2011 In Games: L.A. Noire And The Notepad


While game news is light, and we’re reminiscing on a gaming year gone by, I thought I’d take the time to write about the games that defined my year. They weren’t necessarily classics — some I absolutely hated, some I fell head over heels for, but they’re all worth discussing. Today we’re looking at L.A. Noire.

I’m playing L.A. Noire. I have a notepad next to me. This is not usual. Before I would keep a notepad next to me if I was reviewing a game, or writing a magazine feature, but I’m not doing either of the above. I’m playing for fun, in my spare time.

And I’m making a bizarre, bitter list of things I hate about L.A. Noire.

But I don’t truly hate L.A. Noire. I know this because I continued to play the game and enjoy it despite my multiple frustrations. The reason I’m writing the list is so I don’t forget what I dislike about L.A. Noire.

Because in conversation, I always found it difficult to pinpoint precisely what bothered me so much about the game. There were obvious ones — the interrogation system was way too inconsistent to be genuinely rewarding. You succeeded through dumb luck and, even if you fail, you still somehow succeed. Except on the handful of occasions where the game decided you needed to succeed to progress, subverting the overarching concept of L.A. Noire’s interrogations just for the hell of it; just to serve the story.

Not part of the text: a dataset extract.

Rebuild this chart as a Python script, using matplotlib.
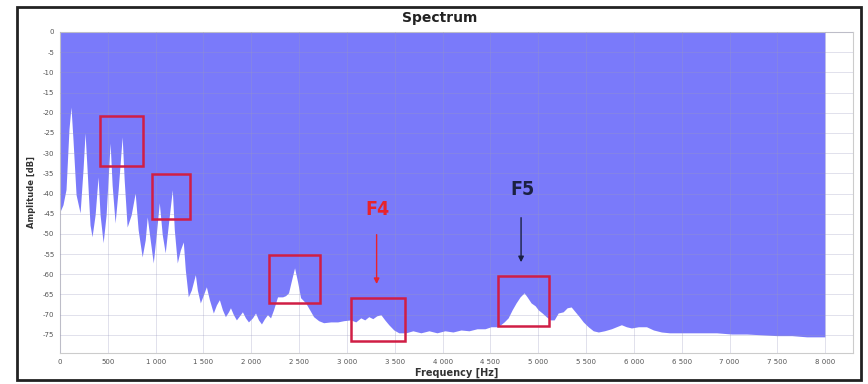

And the open world, shoe horned into a largely straight forward narrative (or is it the other way round?). Part of me really resented the fact that resources had been mercilessly funneled into a universe that you never truly need to explore — particularly since so many of the core mechanics felt under developed or, worse, completely extraneous to the experience itself. The amount of detail placed in every single square foot of L.A. Noire’s environment is completely staggering, yet we rarely get to engage with it in any meaningful way.

So it felt dead, save for the few times it flickered to life with a light piano riff. But even that system was messily integrated. The piano tinkle may highlight an object of interest, but often directed your attention to an empty glass bottle, or a cigarette packet. So why not the other cigarette packet I saw 10 minutes ago? Or the bottle on that table over there? Why won’t you let me rake through this guy’s trash for God’s sake?!


The rationale is obvious, but still flawed: L.A. Noire’s slow pacing would become broken if every single piano stroke signalled important info, but the ability to interact with everything would completely ruin it. The solution? Well, that’s probably more tricky, but rolling an empty bottle around in my palm for the 30th time sure didn’t feel like the correct answer.

I could go on: repetitive mission structure, weak driving mechanics, the fact that Cole Phelps is an extremely unlikeable borderline sociopath — but it almost feels a bit pointless. L.A. Noire didn’t disappoint me because of its specific failings; if that were the case there are far better targets for my bile. After an hour’s worth of play I looked at my notepad only to find a list of the pettiest complaints. The only significant point I could muster was that there were a lot of things I didn’t like about L.A. Noire.

The worst part is this: L.A. Noire is perhaps the most glorious failure of its generation. A game simultaneously bolstered and hampered by its own commitment to a grand vision it had no hope of realising. It was almost doomed to fail and it’s telling that, while it’s easy to sit and pick at the frays of L.A. Noire’s cluttered mechanics and clumsy implementations, I can’t think of a single solution to any of its multiple problems.

Maybe in the end L.A. Noire is a testament to what is not possible in video games. And maybe for that it’s completely essential — A game you must play in spite of itself. I may not have enjoyed L.A. Noire, more likely I just tolerated it. But I certainly won’t forget it.